╭──
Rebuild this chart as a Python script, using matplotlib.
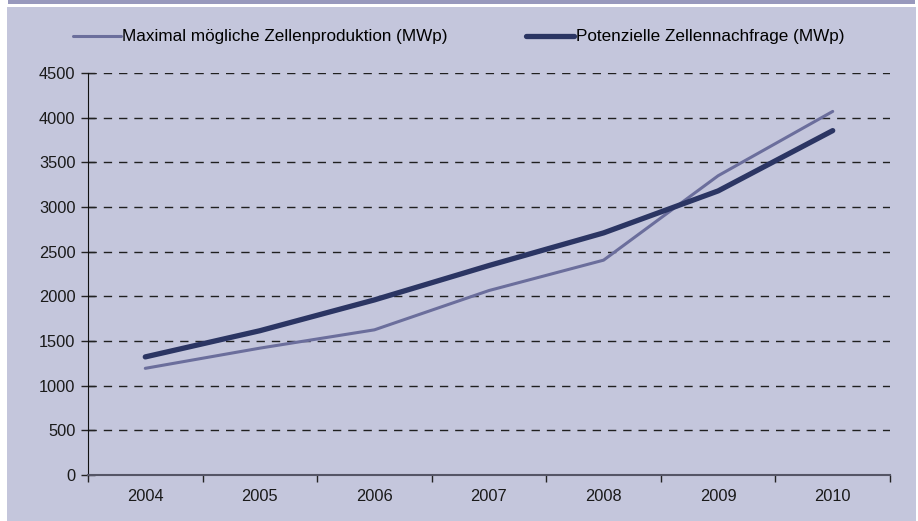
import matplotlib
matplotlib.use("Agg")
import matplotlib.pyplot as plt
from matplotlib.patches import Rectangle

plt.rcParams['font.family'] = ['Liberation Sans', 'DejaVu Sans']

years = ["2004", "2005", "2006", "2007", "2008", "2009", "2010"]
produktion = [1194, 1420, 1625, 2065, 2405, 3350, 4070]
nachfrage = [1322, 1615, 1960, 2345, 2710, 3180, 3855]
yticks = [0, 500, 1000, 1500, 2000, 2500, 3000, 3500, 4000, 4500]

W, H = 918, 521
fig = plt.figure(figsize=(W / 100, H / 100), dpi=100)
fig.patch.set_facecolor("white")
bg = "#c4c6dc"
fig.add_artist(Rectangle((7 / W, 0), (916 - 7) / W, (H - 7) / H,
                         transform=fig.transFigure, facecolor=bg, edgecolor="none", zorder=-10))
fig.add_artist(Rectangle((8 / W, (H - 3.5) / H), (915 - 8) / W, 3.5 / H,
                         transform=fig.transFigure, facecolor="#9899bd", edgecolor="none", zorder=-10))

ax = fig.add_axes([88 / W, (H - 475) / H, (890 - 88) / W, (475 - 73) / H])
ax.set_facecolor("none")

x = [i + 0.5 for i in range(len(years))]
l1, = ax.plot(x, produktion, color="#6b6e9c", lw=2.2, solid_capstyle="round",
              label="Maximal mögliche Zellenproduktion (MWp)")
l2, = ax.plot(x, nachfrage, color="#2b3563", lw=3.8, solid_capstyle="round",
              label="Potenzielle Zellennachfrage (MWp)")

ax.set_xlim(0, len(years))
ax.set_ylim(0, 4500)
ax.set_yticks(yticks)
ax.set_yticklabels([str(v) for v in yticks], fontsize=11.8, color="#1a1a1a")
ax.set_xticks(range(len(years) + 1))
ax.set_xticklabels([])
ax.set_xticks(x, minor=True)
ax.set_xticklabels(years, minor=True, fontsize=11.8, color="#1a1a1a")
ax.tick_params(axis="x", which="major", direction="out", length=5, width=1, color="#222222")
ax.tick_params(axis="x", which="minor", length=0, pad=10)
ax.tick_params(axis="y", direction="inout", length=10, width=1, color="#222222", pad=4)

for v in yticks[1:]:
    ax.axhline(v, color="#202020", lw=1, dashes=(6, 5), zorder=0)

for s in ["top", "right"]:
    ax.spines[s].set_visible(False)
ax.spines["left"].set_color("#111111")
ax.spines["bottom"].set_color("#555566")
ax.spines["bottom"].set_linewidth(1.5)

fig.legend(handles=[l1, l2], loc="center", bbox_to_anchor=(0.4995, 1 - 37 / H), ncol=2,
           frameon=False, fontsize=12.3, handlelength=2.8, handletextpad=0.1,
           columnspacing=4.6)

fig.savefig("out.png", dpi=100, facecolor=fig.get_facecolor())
╰──
* **REQUEST**:
Copy the listing in full and without alteration, omitting every picture.

* **WORKED ANSWER**:
Rebuild this chart as a Python script, using matplotlib.
import matplotlib
matplotlib.use("Agg")
import matplotlib.pyplot as plt
from matplotlib.patches import Rectangle

plt.rcParams['font.family'] = ['Liberation Sans', 'DejaVu Sans']

years = ["2004", "2005", "2006", "2007", "2008", "2009", "2010"]
produktion = [1194, 1420, 1625, 2065, 2405, 3350, 4070]
nachfrage = [1322, 1615, 1960, 2345, 2710, 3180, 3855]
yticks = [0, 500, 1000, 1500, 2000, 2500, 3000, 3500, 4000, 4500]

W, H = 918, 521
fig = plt.figure(figsize=(W / 100, H / 100), dpi=100)
fig.patch.set_facecolor("white")
bg = "#c4c6dc"
fig.add_artist(Rectangle((7 / W, 0), (916 - 7) / W, (H - 7) / H,
                         transform=fig.transFigure, facecolor=bg, edgecolor="none", zorder=-10))
fig.add_artist(Rectangle((8 / W, (H - 3.5) / H), (915 - 8) / W, 3.5 / H,
                         transform=fig.transFigure, facecolor="#9899bd", edgecolor="none", zorder=-10))

ax = fig.add_axes([88 / W, (H - 475) / H, (890 - 88) / W, (475 - 73) / H])
ax.set_facecolor("none")

x = [i + 0.5 for i in range(len(years))]
l1, = ax.plot(x, produktion, color="#6b6e9c", lw=2.2, solid_capstyle="round",
              label="Maximal mögliche Zellenproduktion (MWp)")
l2, = ax.plot(x, nachfrage, color="#2b3563", lw=3.8, solid_capstyle="round",
              label="Potenzielle Zellennachfrage (MWp)")

ax.set_xlim(0, len(years))
ax.set_ylim(0, 4500)
ax.set_yticks(yticks)
ax.set_yticklabels([str(v) for v in yticks], fontsize=11.8, color="#1a1a1a")
ax.set_xticks(range(len(years) + 1))
ax.set_xticklabels([])
ax.set_xticks(x, minor=True)
ax.set_xticklabels(years, minor=True, fontsize=11.8, color="#1a1a1a")
ax.tick_params(axis="x", which="major", direction="out", length=5, width=1, color="#222222")
ax.tick_params(axis="x", which="minor", length=0, pad=10)
ax.tick_params(axis="y", direction="inout", length=10, width=1, color="#222222", pad=4)

for v in yticks[1:]:
    ax.axhline(v, color="#202020", lw=1, dashes=(6, 5), zorder=0)

for s in ["top", "right"]:
    ax.spines[s].set_visible(False)
ax.spines["left"].set_color("#111111")
ax.spines["bottom"].set_color("#555566")
ax.spines["bottom"].set_linewidth(1.5)

fig.legend(handles=[l1, l2], loc="center", bbox_to_anchor=(0.4995, 1 - 37 / H), ncol=2,
           frameon=False, fontsize=12.3, handlelength=2.8, handletextpad=0.1,
           columnspacing=4.6)

fig.savefig("out.png", dpi=100, facecolor=fig.get_facecolor())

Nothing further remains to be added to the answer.